White, Red and Topkapi

Das weiße Band, Eine deutsche Kindergeschichte (The White Ribbon, a German Children’s Story, Michael Haneke, 2009)

Topkapi (Julius Dassin, 1964)

Red Joan (Trevor Nunn, 2018)

The White Ribbon has the same slightly frustrating and unnerving feel as Happy End, this time set in Germany (or possibly Austria) in the year leading up to World War One. An unnamed teacher (played by Christian Friedel) narrates (Ernst Jacobi) his memory of a time in a small village, where the pastor (Burghart Klaußner) fills the children with fears of sin and damnation, forcing the guilty parties (including his own children) to wear white ribbons as a symbol of wrongdoing.
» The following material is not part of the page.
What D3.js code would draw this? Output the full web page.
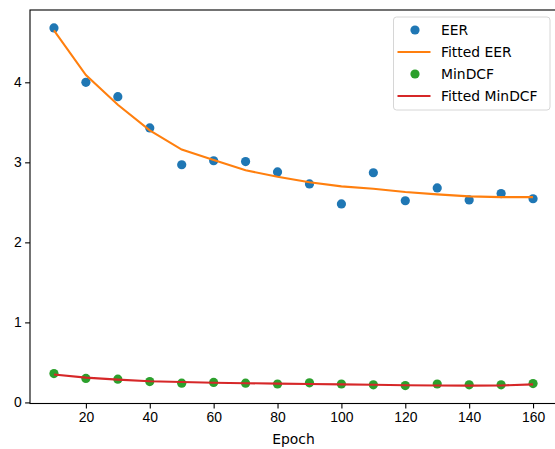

This seems to invite wrongdoing — an attempt to kill the doctor, vandalism, masturbation, violent revenge — and presumably is building a narrative that will lead to the Second World War. The right people aren’t necessarily punished.
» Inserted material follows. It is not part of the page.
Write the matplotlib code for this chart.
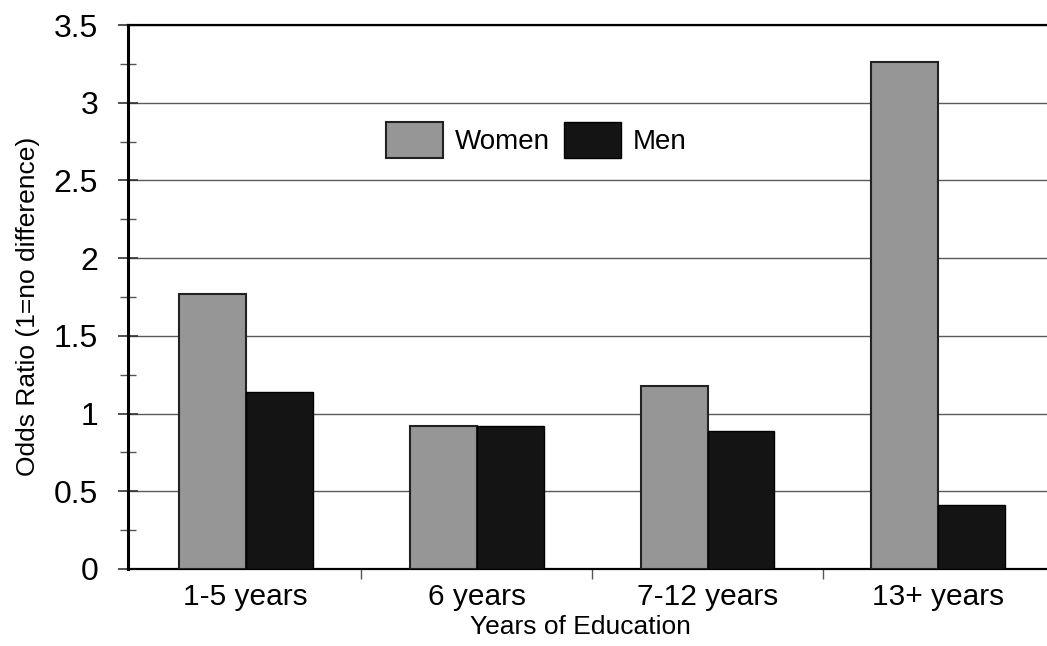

Meanwhile, Topkapi is a much lighter confection — for which Peter Ustinov won his second Academy Award. Elizabeth Lipp (Melina Mercouri) and Walter Harper (Maximilian Schell) hatch a plan to steal a treasure from a museum in Istanbul. Simpson (Ustinov) is meant to be a patsy, but gets recruited into the scheme. There’s some odd fourth wall breaking, especially at the beginning, and Mercouri, presumbaly not acting in her own language, can’t quite carry the film. Schell, meanwhile, is handsome in a way I’d never noticed before, knowing him better for The Black Hole (1979). But Ustinov steals every scene he is in and the whole thing is almost a dry run for The Italian Job, with a less clever ending. I really ought to read Eric Ambler one of these days.
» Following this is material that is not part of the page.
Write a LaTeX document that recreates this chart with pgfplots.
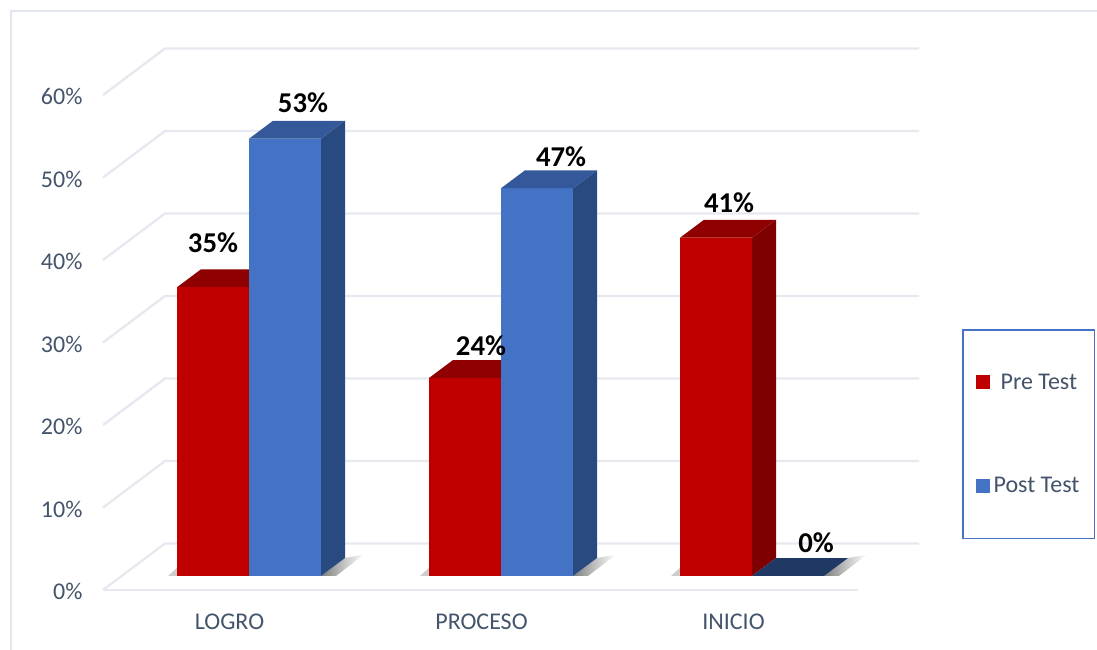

I watched Topkapi knowing nothing about it — it popped up on BBC iPlayer. This led me to Red Joan, which takes the real story of the exposure of an old woman, Melita Norwood, as a Soviet spy. Here she is Joan Smith (Judi Dench), initially defended by her son Nick Stanley (Ben Miles, who I keep confusing with Ben Miller), arrested for sixty years earlier leaking of atomic secrets and occasionally has to look like she has indigestion so we can flashback to 1949 and Sophie Cookson being Young Joan. The politics is frankly botched and the sexism of the the 1940s is a little underplayed. Dench is always worth watching — and Iris did a more interesting double casting and flashback (although Kate Winslet was still less interesting).